Photo courtesy of www.mechtron.com

by Clare Rigney–

Few people would say that Valentine’s Day is their favorite holiday. On this hyper-commercialized day, people express love to their significant others by buying things like chocolate or flowers, but how did it become this way?

Some may know of one of Valentine’s Day’s origin stories: according to History.com, a Catholic priest in Rome named Valentine was executed for marrying Christians after Emperor Claudius II made it illegal. However, according to NPR, there are records of two Catholics named Valentine being executed during the third century. The man was executed after helping Christians escape Roman captivity. He allegedly fell in love with his jailer’s daughter and began sending her notes written, ‘From your Valentine.’ However, the records are cryptic and may be describing the same man in both stories.

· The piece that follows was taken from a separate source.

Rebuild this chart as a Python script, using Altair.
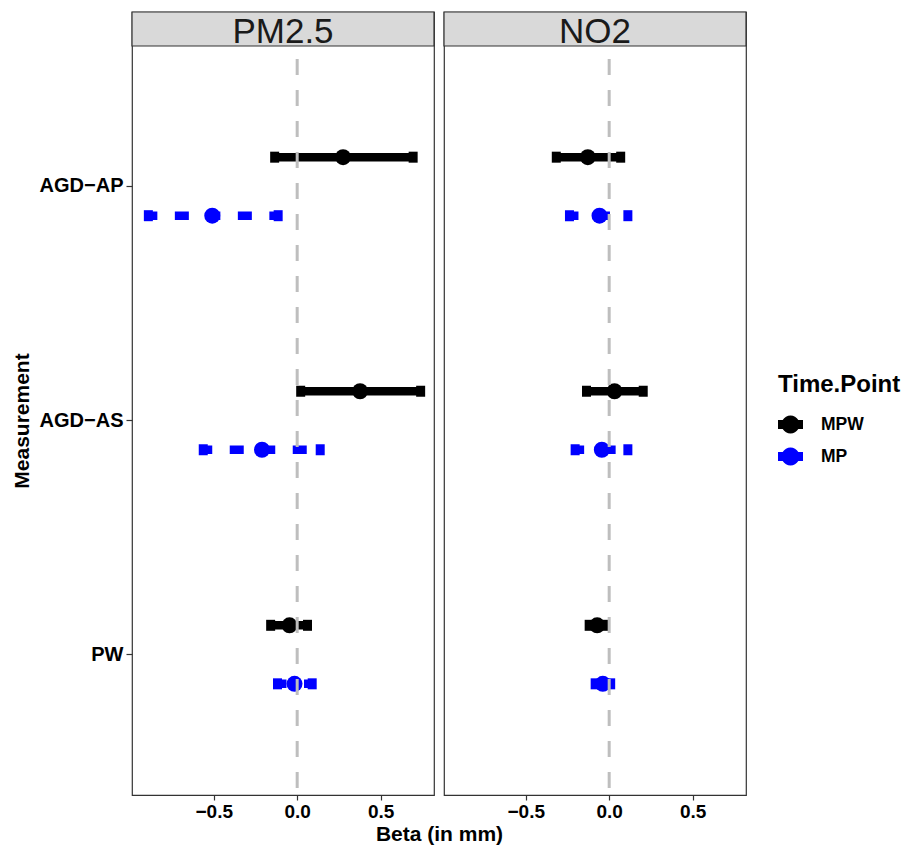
import math
import altair as alt
import pandas as pd

# ---- data ----
pollutant = ["PM2.5"] * 6 + ["NO2"] * 6
measurement = ["AGD-AP", "AGD-AP", "AGD-AS", "AGD-AS", "PW", "PW"] * 2
time_point = ["MPW", "MP"] * 6
beta = [0.275, -0.509, 0.377, -0.211, -0.046, -0.016,
        -0.128, -0.058, 0.032, -0.044, -0.072, -0.038]
lower = [-0.135, -0.892, 0.021, -0.563, -0.159, -0.118,
         -0.317, -0.238, -0.136, -0.204, -0.120, -0.084]
upper = [0.695, -0.114, 0.740, 0.138, 0.062, 0.090,
         0.069, 0.112, 0.204, 0.112, -0.033, 0.009]

panels = ["PM2.5", "NO2"]
meas_domain = ["AGD-AP", "AGD-AS", "PW"]
tp_domain = ["MPW", "MP"]
tp_colors = ["#000000", "#0000FF"]
x_ticks = [-0.5, 0.0, 0.5]
x_domain = [-0.99, 0.82]
ref_line = [0.0]

df = pd.DataFrame(dict(Pollutant=pollutant, Measurement=measurement,
                       TimePoint=time_point, Beta=beta, Lower=lower, Upper=upper))
ref_df = pd.DataFrame({"ref": ref_line})

FONT = "Liberation Sans"
PW_, PH, SH = 302, 749, 34
TOT_H = PH + SH

# legend glyph: a dot on a short thick bar (polygon approximation of the circle)
circ = " ".join(
    ("M" if i == 0 else "L") + f"{0.72 * math.cos(2 * math.pi * i / 24):.3f},"
    f"{0.72 * math.sin(2 * math.pi * i / 24):.3f}" for i in range(24)
) + " Z"
sym_path = "M-1,-0.36 L1,-0.36 L1,0.36 L-1,0.36 Z " + circ

legend = alt.Legend(
    title="Time.Point", orient="none", legendX=646, legendY=361, padding=0,
    symbolType=sym_path, symbolSize=625, symbolStrokeWidth=0, symbolOpacity=1,
    titleFont=FONT, titleFontSize=24, titleFontWeight="bold", titleColor="black",
    labelFont=FONT, labelFontSize=17.5, labelFontWeight="bold", labelColor="black",
    labelOffset=18, rowPadding=10, titlePadding=15,
)

fill_scale = alt.Scale(domain=tp_domain, range=tp_colors)


def make_panel(name, show_y):
    d = df[df.Pollutant == name]
    base = alt.Chart(d)
    if show_y:
        yaxis = alt.Axis(
            title="Measurement", labelExpr="replace(datum.label, '-', '\u2212')",
            labelFont=FONT, labelFontSize=20, labelFontWeight="bold", labelColor="black",
            tickColor="#333333", tickSize=6, tickWidth=1.2, labelPadding=3,
            domain=False, grid=False,
            titleFont=FONT, titleFontSize=21, titleFontWeight="bold", titleColor="black",
            titlePadding=7,
        )
    else:
        yaxis = None
    xaxis_kw = dict(
        values=x_ticks, format=".1f", labelFont=FONT, labelFontSize=19,
        labelFontWeight="bold", labelColor="black", tickColor="#333333",
        tickSize=5, tickWidth=1.2, labelPadding=2, domain=False, grid=False,
        titleFont=FONT, titleFontSize=21, titleFontWeight="bold", titleColor="black",
        titlePadding=2,
    )
    if show_y:
        xaxis = alt.Axis(title="Beta (in mm)", titleX=307, **xaxis_kw)
    else:
        xaxis = alt.Axis(title=None, **xaxis_kw)
    x_scale = alt.Scale(domain=x_domain, nice=False, zero=False)
    y = alt.Y("Measurement:N",
              scale=alt.Scale(type="band", domain=meas_domain, paddingInner=0,
                              paddingOuter=0.1, range=[SH, TOT_H]),
              axis=yaxis)
    yoff = alt.YOffset("TimePoint:N",
                       scale=alt.Scale(domain=tp_domain, paddingInner=0, paddingOuter=1))
    fill = alt.Fill("TimePoint:N", scale=fill_scale, legend=legend)

    rules = base.mark_rule(strokeWidth=8.5, strokeCap="butt", strokeDashOffset=5).encode(
        x=alt.X("Lower:Q", scale=x_scale, axis=xaxis), x2="Upper:Q", y=y, yOffset=yoff,
        stroke=alt.Stroke("TimePoint:N", scale=alt.Scale(domain=tp_domain, range=tp_colors),
                          legend=None),
        strokeDash=alt.StrokeDash("TimePoint:N",
                                  scale=alt.Scale(domain=tp_domain, range=[[1, 0], [14, 17.5]]),
                                  legend=None),
    )
    cap_lo = base.mark_tick(size=11, thickness=9, orient="vertical", opacity=1).encode(
        x=alt.X("Lower:Q", scale=x_scale, axis=xaxis), y=y, yOffset=yoff, fill=fill)
    cap_hi = base.mark_tick(size=11, thickness=9, orient="vertical", opacity=1).encode(
        x=alt.X("Upper:Q", scale=x_scale, axis=xaxis), y=y, yOffset=yoff, fill=fill)
    pts = base.mark_circle(size=255, opacity=1).encode(
        x=alt.X("Beta:Q", scale=x_scale, axis=xaxis), y=y, yOffset=yoff, fill=fill)
    zero = alt.Chart(ref_df).mark_rule(color="#BEBEBE", strokeWidth=3,
                                       strokeDash=[16, 15], strokeDashOffset=18).encode(
        x=alt.X("ref:Q", scale=x_scale, axis=xaxis),
        y=alt.value(SH), y2=alt.value(TOT_H))

    lab_df = pd.DataFrame({"label": [name]})
    strip_bg = alt.Chart(lab_df).mark_rect(
        fill="#D9D9D9", stroke="#333333", strokeWidth=1.2
    ).encode(x=alt.value(0), x2=alt.value(PW_), y=alt.value(0), y2=alt.value(SH))
    strip_txt = alt.Chart(lab_df).mark_text(
        font=FONT, fontSize=35, color="#1A1A1A", align="center", baseline="alphabetic"
    ).encode(text="label:N", x=alt.value(PW_ / 2), y=alt.value(31))

    return alt.layer(pts, cap_lo, cap_hi, rules, strip_bg, strip_txt, zero).properties(
        width=PW_, height=TOT_H)


chart = alt.hconcat(
    make_panel("PM2.5", True), make_panel("NO2", False), spacing=10, bounds="flush"
).properties(
    padding={"left": 2, "top": 2, "right": 0, "bottom": 0}
).configure_view(stroke="#333333", strokeWidth=1.2)

chart.save("out.html", embed_options={"renderer": "svg", "actions": False})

The Church wanted to honor Valentine (whichever one he was) and had little difficulty picking a day. A violent annual pagan celebration known as Lupercalia, in which men would beat women with animal hides, took place between February 13 and 15. Around the year 496, Emperor Galasius I declared February 14 as Valentine’s Day in order to replace Lupercalia, according to The Telegraph.

So how did a Christian holiday that overwrote a pagan fertility festival become so commercialized? According to History.com, the letters of love related to this holiday that we know as ‘Valentines’ appeared around the year 1400. Before then, people were gifting things to lovers, but it wasn’t common to write them down because of large-scale illiteracy. Writers like Chaucer and Shakespeare then further romanticized the date by mentioning it in their works. In 1847, Esther Howland of Worcester began selling the first mass-produced Valentine’s Day cards in America. Hallmark jumped on this trend in 1913. This day now sees the second most cards of any American holiday besides Christmas, with over one billion cards being sent every year.

Normally overshadowed by front runners like Christmas and the Fourth of July, Valentine’s Day has a connection to Roman emperors and Renaissance enlightenment that creates an, unsurprisingly, violent and romantic history.